Sun Aug 28 08:03:29 CDT 2011

Hi,

I was going through some materials ([1], [2] , [3]) to understand
Google's MapReduce system and I have a couple of queries :

1. How do we address the issue of data locality ?
When we run a map job, it is a priority to run it such that least
network overhead is incurred, so preferably on the same system
holding the data (or one which is nearest , I don't know how this
works).

2. Is it possible to somehow force the reduce tasks to wait till all
map jobs are done ?
The MapReduce uses a system which permits reduce to run only
after all the map jobs are done executing. I'm not entirely sure why
this is a requirement but this has its own issues, such as a single
slow mapper. This is usually tackled by the main-controller noticing
the slow one and running multiple instances of the map job to get
results faster.

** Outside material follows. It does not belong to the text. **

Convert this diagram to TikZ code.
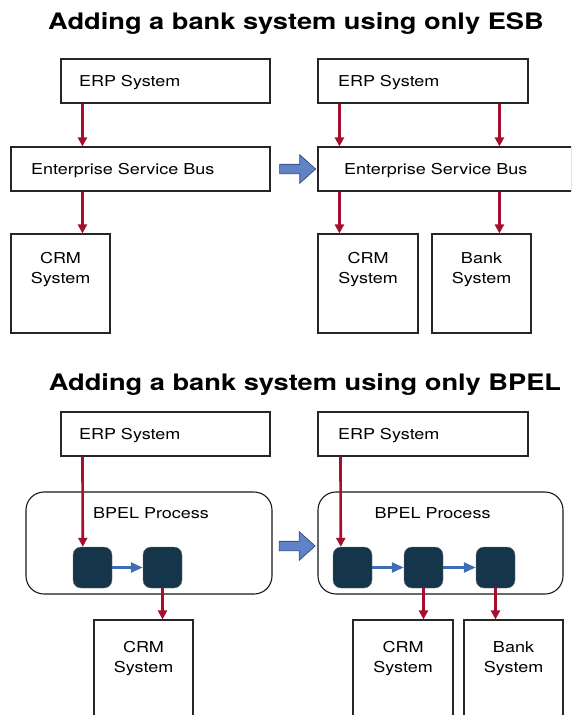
\documentclass[tikz,border=0pt]{standalone}
\usepackage{fontspec}
\setmainfont{TeX Gyre Heros}[FakeStretch=1.2]
\usepackage{tikz}
\usetikzlibrary{arrows.meta, shapes.arrows}

\definecolor{flowred}{RGB}{165,15,45}
\definecolor{handblue}{RGB}{63,108,180}
\definecolor{moveblue}{RGB}{96,130,198}
\definecolor{moveedge}{RGB}{45,65,115}
\definecolor{taskdark}{RGB}{21,53,75}

\tikzset{
  heading/.style={font=\fontsize{22.7}{26}\selectfont\bfseries},
  sysbox/.style={draw=black!85, line width=1.1pt, minimum height=44pt, align=left,
    text depth=0pt, font=\fontsize{15}{18}\selectfont},
  appbox/.style={draw=black!85, line width=1.1pt, minimum width=99pt, minimum height=#1},
  boxlabel/.style={anchor=north, align=center, inner sep=0pt, yshift=-19pt,
    font=\fontsize{15}{19.5}\selectfont},
  procbox/.style={draw=black!90, line width=1.1pt, rounded corners=18pt,
    minimum width=246pt, minimum height=102pt},
  task/.style={fill=taskdark, draw=black!55, line width=0.4pt, rounded corners=8pt,
    minimum width=39pt, minimum height=41pt, inner sep=0pt},
  flow/.style={->, draw=flowred, line width=2.6pt, >={Triangle[width=9pt,length=9pt]}},
  handoff/.style={->, draw=handblue, line width=2.4pt, >={Triangle[width=10pt,length=12pt]}},
  movearrow/.style={single arrow, fill=moveblue, draw=moveedge, line width=0.6pt,
    inner sep=0pt, text height=4.5pt, text depth=4.5pt, minimum height=36pt,
    single arrow head extend=9.5pt, single arrow tip angle=84}
}

\begin{document}
\begin{tikzpicture}[x=1pt, y=-1pt]
    \clip (0,0) rectangle (571,715);

    % only ESB
    \node[heading] (titleA) at (296,24) {Adding a bank system using only ESB};

    \node[sysbox, text width=173pt, inner xsep=18pt] (erpA) at (165.5,81) {ERP System};
    \node[sysbox, text width=219pt, inner xsep=20pt] (esbA) at (140.5,169) {Enterprise Service Bus};
    \node[appbox=99pt, label={[boxlabel]north:CRM\\System}] (crmA) at (60.5,283.5) {};

    \node[movearrow] (moveA) at (295,169) {};

    \node[sysbox, text width=170pt, inner xsep=20pt] (erpB) at (423,81) {ERP System};
    \node[sysbox, text width=202pt, inner xsep=26pt] (esbB) at (445,169) {Enterprise Service Bus};
    \node[appbox=99pt, minimum width=100pt, label={[boxlabel]north:CRM\\System}] (crmB) at (368,283.5) {};
    \node[appbox=99pt, label={[boxlabel]north:Bank\\System}] (bankB) at (481.5,283.5) {};

    \draw[flow] ([xshift=22pt]erpA.south west) -- ([xshift=72pt]esbA.north west);
    \draw[flow] ([xshift=72pt]esbA.south west) -- ([xshift=72pt]crmA.north west);
    \draw[flow] ([xshift=22pt]erpB.south west) -- ([xshift=22pt]esbB.north west);
    \draw[flow] ([xshift=22pt]esbB.south west) -- ([xshift=22pt]crmB.north west);
    \draw[flow] ([xshift=182pt]erpB.south west) -- ([xshift=182pt]esbB.north west);
    \draw[flow] ([xshift=182pt]esbB.south west) -- ([xshift=68pt]bankB.north west);

    % only BPEL
    \node[heading] (titleB) at (305,385) {Adding a bank system using only BPEL};

    \node[sysbox, text width=173pt, inner xsep=18pt] (erpC) at (165.5,434) {ERP System};
    \node[procbox, label={[boxlabel, yshift=3pt, xshift=2pt]north:BPEL Process}] (bpelC) at (149,543) {};

    \node[movearrow] (moveB) at (294.5,546) {};

    \node[sysbox, text width=170pt, inner xsep=20pt] (erpD) at (423,434) {ERP System};
    \node[procbox, minimum width=245pt, label={[boxlabel, yshift=3pt, xshift=-8pt]north:BPEL Process}] (bpelD) at (440.5,543) {};

    \foreach \x/\name in {92.5/sqA, 162.5/sqB, 352.5/sqC, 423.5/sqD, 495.5/sqE} {
      \node[task] (\name) at (\x,567.5) {};
    }
    \foreach \a/\b in {sqA/sqB, sqC/sqD, sqD/sqE} {
      \draw[handoff] (\a) -- (\b);
    }

    \node[appbox=110pt, label={[boxlabel, yshift=-3pt]north:CRM\\System}] (crmC) at (143.5,675) {};
    \node[appbox=110pt, minimum width=100pt, label={[boxlabel, yshift=-3pt]north:CRM\\System}] (crmD) at (403,675) {};
    \node[appbox=110pt, label={[boxlabel, yshift=-3pt]north:Bank\\System}] (bankD) at (513.5,675) {};

    \draw[flow] ([xshift=22pt]erpC.south west) -- ([xshift=10pt]sqA.north west);
    \draw[flow] (sqB.south) -- (sqB.south |- crmC.north);
    \draw[flow] ([xshift=23pt]erpD.south west) -- ([xshift=8pt]sqC.north west);
    \draw[flow] (sqD.south) -- (sqD.south |- crmD.north);
    \draw[flow] (sqE.south) -- (sqE.south |- bankD.north);
\end{tikzpicture}
\end{document}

Does swift at some level use the concept of a central
controller ? How do we tackle this ?

3. How does swift handle failures ? Is there a facility for re-execution ?
Is this documented somewhere ? Do we use any file-system that
handles loss of a particular file /input-set ?

I'm stopping here, there are more questions nagging me, but its
probably best to not blurt it out all at once :)

[1] http://code.google.com/edu/parallel/mapreduce-tutorial.html
[2] http://www.youtube.com/watch?v=-vD6PUdf3Js
[3] http://code.google.com/edu/submissions/mapreduce-minilecture/listing.html
-- 
Thanks and Regards,
Yadu Nand B